* Exercise task: Copy the records below word for word, from the first line through the line that contains "ax = fig.add_axes([0.118, 0.291, 0.878, 0.667])", and leave out any pictures.

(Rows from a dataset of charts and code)
>> start

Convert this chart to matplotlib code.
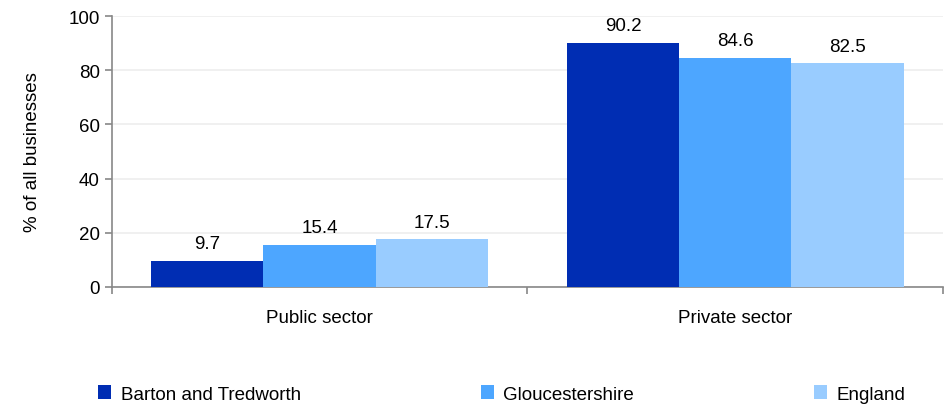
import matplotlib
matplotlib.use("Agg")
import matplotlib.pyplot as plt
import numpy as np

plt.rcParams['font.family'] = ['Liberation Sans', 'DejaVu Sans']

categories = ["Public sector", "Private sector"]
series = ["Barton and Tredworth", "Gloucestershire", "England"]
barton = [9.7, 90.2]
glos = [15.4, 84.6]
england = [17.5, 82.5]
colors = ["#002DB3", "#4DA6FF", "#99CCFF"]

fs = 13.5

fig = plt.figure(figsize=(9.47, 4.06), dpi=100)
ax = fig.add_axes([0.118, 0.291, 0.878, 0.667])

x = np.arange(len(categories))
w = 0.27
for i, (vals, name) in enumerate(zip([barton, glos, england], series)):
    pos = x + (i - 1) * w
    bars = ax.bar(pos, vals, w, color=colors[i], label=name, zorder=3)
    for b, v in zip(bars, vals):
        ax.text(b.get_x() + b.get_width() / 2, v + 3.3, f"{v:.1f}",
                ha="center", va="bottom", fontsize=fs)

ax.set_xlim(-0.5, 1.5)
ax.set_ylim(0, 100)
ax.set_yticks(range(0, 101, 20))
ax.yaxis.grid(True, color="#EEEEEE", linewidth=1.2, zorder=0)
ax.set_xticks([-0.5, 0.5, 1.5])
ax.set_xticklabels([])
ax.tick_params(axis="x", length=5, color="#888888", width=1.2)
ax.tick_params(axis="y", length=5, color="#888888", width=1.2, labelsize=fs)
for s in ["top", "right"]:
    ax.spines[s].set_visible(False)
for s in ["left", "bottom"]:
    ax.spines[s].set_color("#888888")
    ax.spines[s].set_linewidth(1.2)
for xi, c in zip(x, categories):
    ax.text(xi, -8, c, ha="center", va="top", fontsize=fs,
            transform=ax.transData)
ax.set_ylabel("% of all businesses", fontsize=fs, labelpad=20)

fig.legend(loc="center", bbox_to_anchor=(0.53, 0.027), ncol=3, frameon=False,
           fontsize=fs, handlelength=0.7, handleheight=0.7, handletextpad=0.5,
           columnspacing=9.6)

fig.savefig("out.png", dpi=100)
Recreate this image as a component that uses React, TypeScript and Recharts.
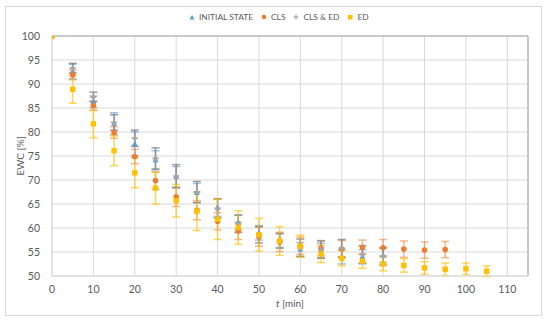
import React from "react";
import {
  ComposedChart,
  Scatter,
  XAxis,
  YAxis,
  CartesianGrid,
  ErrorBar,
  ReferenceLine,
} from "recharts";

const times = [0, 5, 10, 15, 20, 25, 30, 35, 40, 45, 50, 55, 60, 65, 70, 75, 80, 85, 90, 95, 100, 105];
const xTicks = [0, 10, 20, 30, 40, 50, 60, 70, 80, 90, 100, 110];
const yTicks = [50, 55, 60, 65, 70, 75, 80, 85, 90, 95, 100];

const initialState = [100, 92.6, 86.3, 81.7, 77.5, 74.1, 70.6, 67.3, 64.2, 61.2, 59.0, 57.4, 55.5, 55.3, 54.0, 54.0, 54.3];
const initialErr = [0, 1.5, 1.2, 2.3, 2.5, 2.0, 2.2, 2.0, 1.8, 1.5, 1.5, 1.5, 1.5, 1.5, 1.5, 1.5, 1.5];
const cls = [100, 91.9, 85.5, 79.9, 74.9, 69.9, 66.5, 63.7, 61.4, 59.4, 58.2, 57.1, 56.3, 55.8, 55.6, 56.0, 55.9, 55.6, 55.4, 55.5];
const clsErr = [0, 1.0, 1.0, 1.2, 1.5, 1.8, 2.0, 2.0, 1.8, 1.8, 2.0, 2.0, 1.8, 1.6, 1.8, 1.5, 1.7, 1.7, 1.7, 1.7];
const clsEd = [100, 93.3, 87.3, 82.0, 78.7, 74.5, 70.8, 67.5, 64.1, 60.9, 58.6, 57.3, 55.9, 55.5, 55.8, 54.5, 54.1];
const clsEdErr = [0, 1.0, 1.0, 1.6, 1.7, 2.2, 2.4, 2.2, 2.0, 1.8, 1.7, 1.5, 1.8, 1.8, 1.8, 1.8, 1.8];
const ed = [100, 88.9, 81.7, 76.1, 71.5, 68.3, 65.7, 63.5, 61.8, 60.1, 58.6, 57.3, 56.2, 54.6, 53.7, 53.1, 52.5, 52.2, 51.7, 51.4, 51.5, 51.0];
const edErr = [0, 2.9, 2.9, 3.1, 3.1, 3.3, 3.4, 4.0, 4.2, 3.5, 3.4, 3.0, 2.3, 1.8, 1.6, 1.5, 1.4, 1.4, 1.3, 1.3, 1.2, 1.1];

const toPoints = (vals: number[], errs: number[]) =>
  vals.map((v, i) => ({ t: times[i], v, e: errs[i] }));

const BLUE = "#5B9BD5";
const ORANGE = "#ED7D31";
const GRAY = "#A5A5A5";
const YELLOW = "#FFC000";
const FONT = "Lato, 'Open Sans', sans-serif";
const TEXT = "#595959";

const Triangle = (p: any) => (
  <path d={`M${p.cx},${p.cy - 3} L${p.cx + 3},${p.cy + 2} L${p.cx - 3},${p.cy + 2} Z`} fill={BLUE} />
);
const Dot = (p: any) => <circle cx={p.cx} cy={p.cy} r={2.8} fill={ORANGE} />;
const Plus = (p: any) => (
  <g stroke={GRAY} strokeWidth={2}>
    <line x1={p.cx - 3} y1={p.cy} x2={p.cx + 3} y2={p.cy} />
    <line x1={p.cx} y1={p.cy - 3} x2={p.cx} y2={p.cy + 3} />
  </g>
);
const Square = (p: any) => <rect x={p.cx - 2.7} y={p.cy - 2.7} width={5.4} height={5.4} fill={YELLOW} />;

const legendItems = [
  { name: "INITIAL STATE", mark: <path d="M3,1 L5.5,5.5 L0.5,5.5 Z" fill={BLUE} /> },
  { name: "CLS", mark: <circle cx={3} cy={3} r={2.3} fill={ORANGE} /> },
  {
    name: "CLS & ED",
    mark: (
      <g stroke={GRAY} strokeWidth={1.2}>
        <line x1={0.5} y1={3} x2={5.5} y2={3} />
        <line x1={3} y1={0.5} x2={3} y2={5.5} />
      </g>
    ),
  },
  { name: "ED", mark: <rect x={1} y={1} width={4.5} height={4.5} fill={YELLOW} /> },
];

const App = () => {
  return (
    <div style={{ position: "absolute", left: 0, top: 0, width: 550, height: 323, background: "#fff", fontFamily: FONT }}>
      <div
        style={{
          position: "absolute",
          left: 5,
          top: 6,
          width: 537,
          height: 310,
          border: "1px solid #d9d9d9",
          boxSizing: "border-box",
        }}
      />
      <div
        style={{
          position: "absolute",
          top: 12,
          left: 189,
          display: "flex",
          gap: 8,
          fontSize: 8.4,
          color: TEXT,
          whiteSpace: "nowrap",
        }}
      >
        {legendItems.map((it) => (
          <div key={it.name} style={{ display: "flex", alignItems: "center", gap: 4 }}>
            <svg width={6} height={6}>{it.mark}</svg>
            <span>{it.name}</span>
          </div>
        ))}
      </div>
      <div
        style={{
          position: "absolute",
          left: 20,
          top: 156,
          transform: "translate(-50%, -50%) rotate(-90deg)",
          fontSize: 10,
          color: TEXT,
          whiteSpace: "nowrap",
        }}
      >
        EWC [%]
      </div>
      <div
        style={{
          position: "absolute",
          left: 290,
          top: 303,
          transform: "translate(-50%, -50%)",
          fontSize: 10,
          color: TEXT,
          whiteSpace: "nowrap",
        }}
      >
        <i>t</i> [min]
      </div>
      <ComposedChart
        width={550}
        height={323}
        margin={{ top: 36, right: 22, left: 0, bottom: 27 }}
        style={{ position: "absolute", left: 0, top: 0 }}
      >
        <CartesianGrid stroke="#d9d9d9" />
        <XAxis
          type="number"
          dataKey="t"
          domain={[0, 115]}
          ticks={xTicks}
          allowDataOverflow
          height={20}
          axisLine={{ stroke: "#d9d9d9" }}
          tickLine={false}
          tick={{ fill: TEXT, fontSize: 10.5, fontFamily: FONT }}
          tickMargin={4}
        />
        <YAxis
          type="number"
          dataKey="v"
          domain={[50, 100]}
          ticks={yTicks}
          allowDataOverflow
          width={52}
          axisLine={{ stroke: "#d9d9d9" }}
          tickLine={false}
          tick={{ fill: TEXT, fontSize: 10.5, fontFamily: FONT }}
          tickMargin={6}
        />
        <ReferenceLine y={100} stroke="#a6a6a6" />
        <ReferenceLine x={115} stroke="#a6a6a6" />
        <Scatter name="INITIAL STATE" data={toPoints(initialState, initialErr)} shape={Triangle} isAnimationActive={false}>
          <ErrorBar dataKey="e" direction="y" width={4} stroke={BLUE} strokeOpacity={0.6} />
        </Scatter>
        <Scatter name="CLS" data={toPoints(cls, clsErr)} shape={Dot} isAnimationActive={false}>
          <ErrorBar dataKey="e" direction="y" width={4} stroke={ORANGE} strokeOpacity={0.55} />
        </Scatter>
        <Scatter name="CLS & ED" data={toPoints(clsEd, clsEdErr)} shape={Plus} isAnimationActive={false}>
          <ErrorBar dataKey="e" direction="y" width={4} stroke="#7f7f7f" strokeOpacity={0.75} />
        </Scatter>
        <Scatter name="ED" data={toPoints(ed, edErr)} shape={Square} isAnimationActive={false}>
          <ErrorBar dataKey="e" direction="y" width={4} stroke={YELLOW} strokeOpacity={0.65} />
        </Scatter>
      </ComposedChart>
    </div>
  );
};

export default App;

>> end

* Answer to this task:
Convert this chart to matplotlib code.
import matplotlib
matplotlib.use("Agg")
import matplotlib.pyplot as plt
import numpy as np

plt.rcParams['font.family'] = ['Liberation Sans', 'DejaVu Sans']

categories = ["Public sector", "Private sector"]
series = ["Barton and Tredworth", "Gloucestershire", "England"]
barton = [9.7, 90.2]
glos = [15.4, 84.6]
england = [17.5, 82.5]
colors = ["#002DB3", "#4DA6FF", "#99CCFF"]

fs = 13.5

fig = plt.figure(figsize=(9.47, 4.06), dpi=100)
ax = fig.add_axes([0.118, 0.291, 0.878, 0.667])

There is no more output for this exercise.